2) Selling Only What Customers Need - People don't need 2 TVs, or 10 pairs of shoes, or bottled water, or Apple products, or bubble gum. Yet none of these industries are considered unethical for selling people something they don't need. Why are we unethical for selling people something they "don't need"? How did that happen? Don't go the wrong way with this...I'm not proposing telling people their car is broken when it isn't. I'm saying that right now our industry is in a position to bow to the customer any time they don't feel like the "need" a certain repair because they'll pull the unethical card on us.
3) Marking Up Parts - Why are we the only industry that is unethical for marking up things that we sell? Hardware stores do, restaurants do, plumbers do, Wal-mart does, O'Reilly's does. But for some reason, certain customers expect us to sell parts at our cost. Why not at O'Reilly's cost...or at Moog's cost? What is the ethical price? Is anyone allowed to make a profit selling parts? If so, who is and why only them? It's just crazy when I think about the unbelievable expectations people have for our industry.

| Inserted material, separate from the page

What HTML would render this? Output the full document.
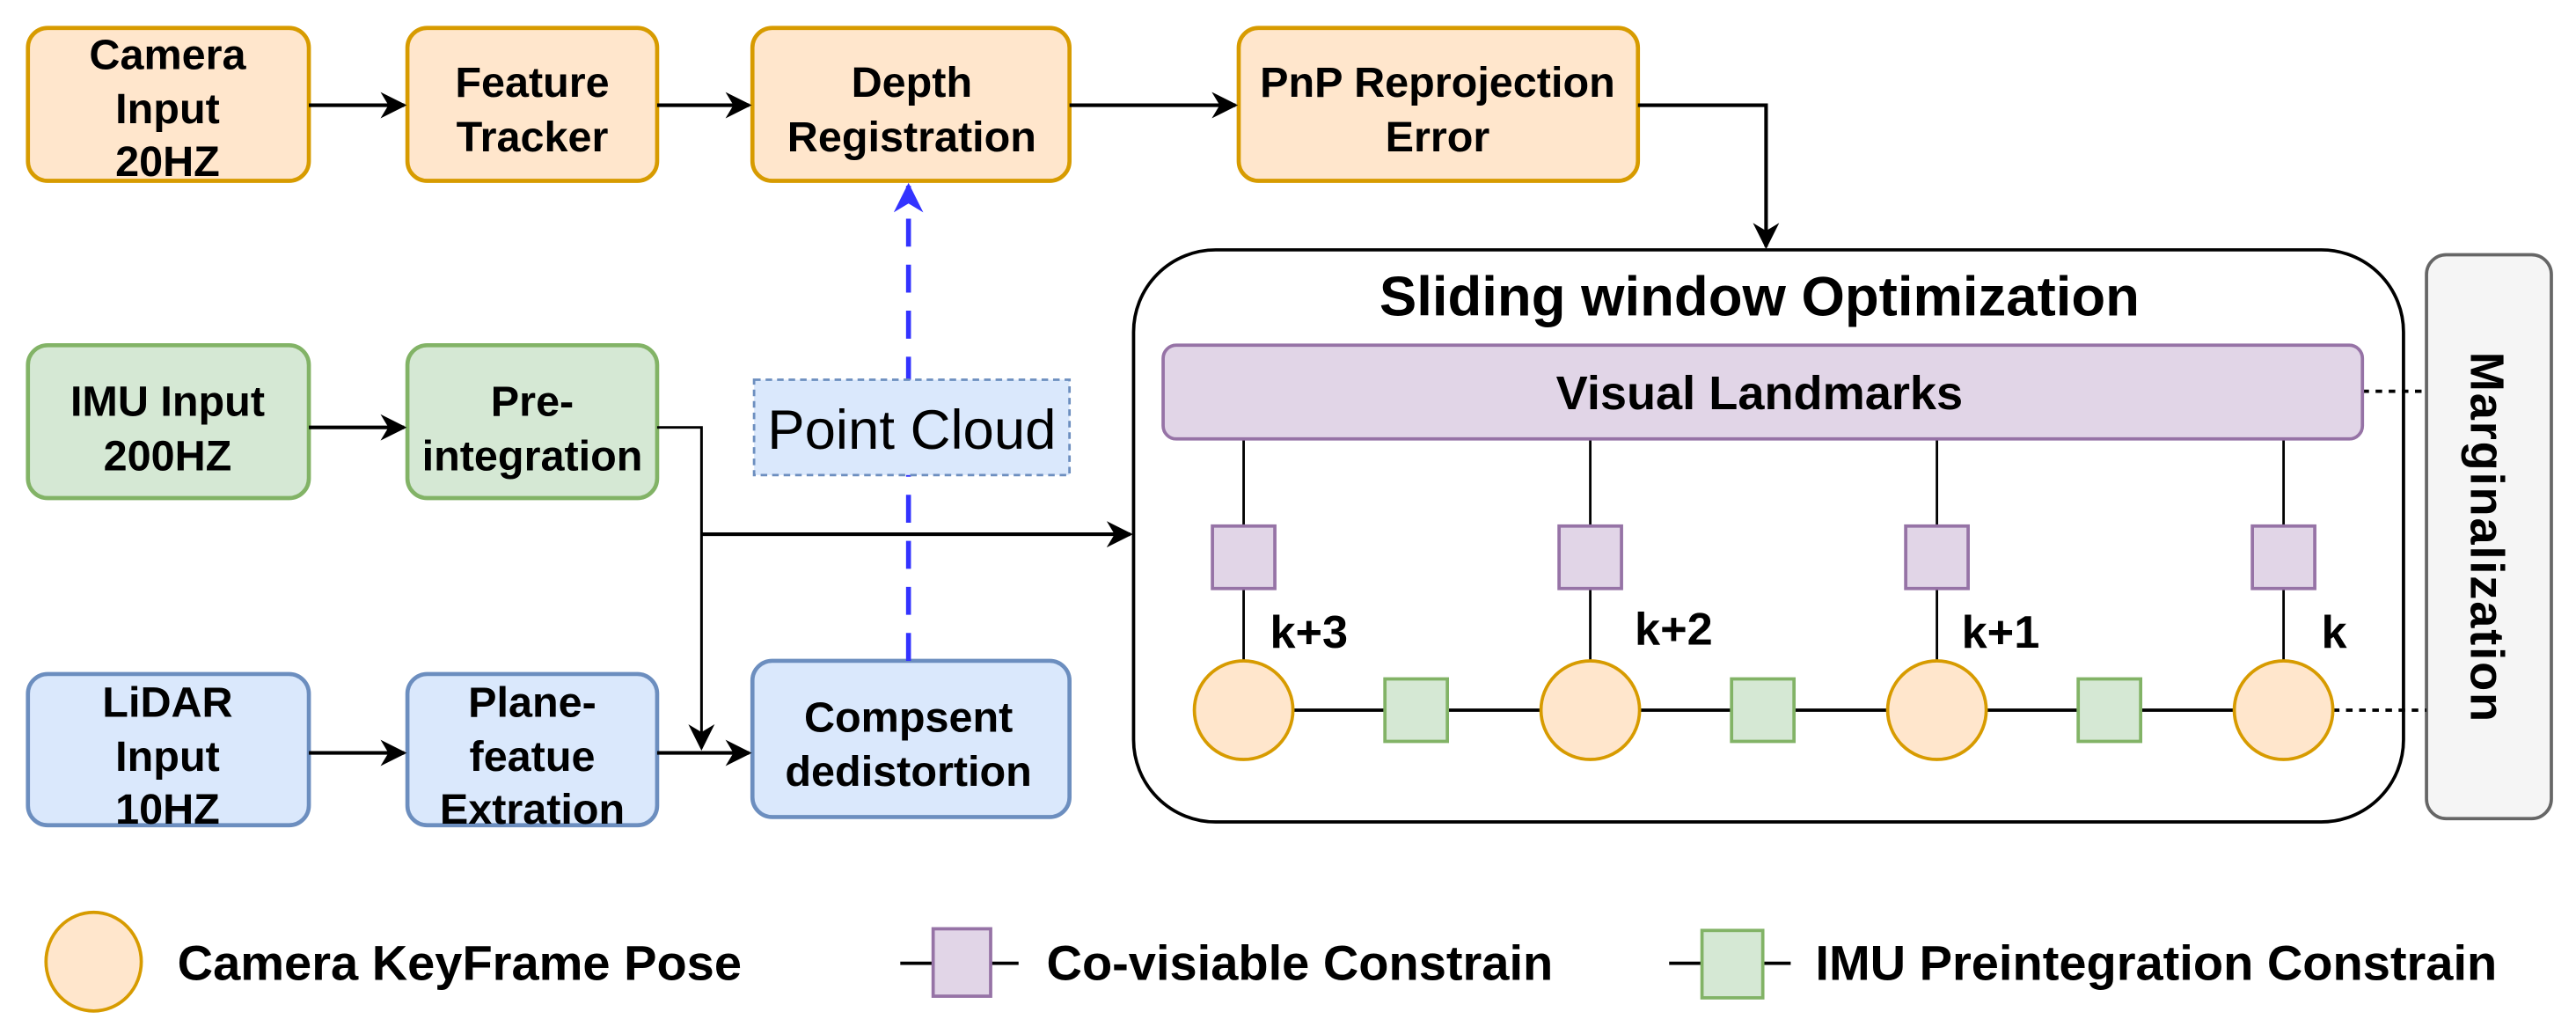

Here's my theory for how we got into this position. When we are desperate for customers we'll do anything they want. And it's much easier and less risky (so we think) to give into them by knocking the price down than it is to spend time teaching them about what they just bought or are about to buy. There's so much focus on shop efficiency that we don't take the time to develop customer relationships and educate them about the benefits of buying from us.
It isn't a waste of time to teach customers about their car, to show them why we are proposing a certain repair, or to explain every item on the invoice. If we don't then people will continue to expect us to sell parts at cost, eat unexpected labor time, and not perform a proper repair all in the name of ethics.
We have to put a stop to this. Our industry generally isn't unethical (we have 7 shops in my town of 12,000 and only one is shady) but we accept that moniker. We don't have to. I certainly don't.
Does anybody else think the expectations on our industry are just plain stupid?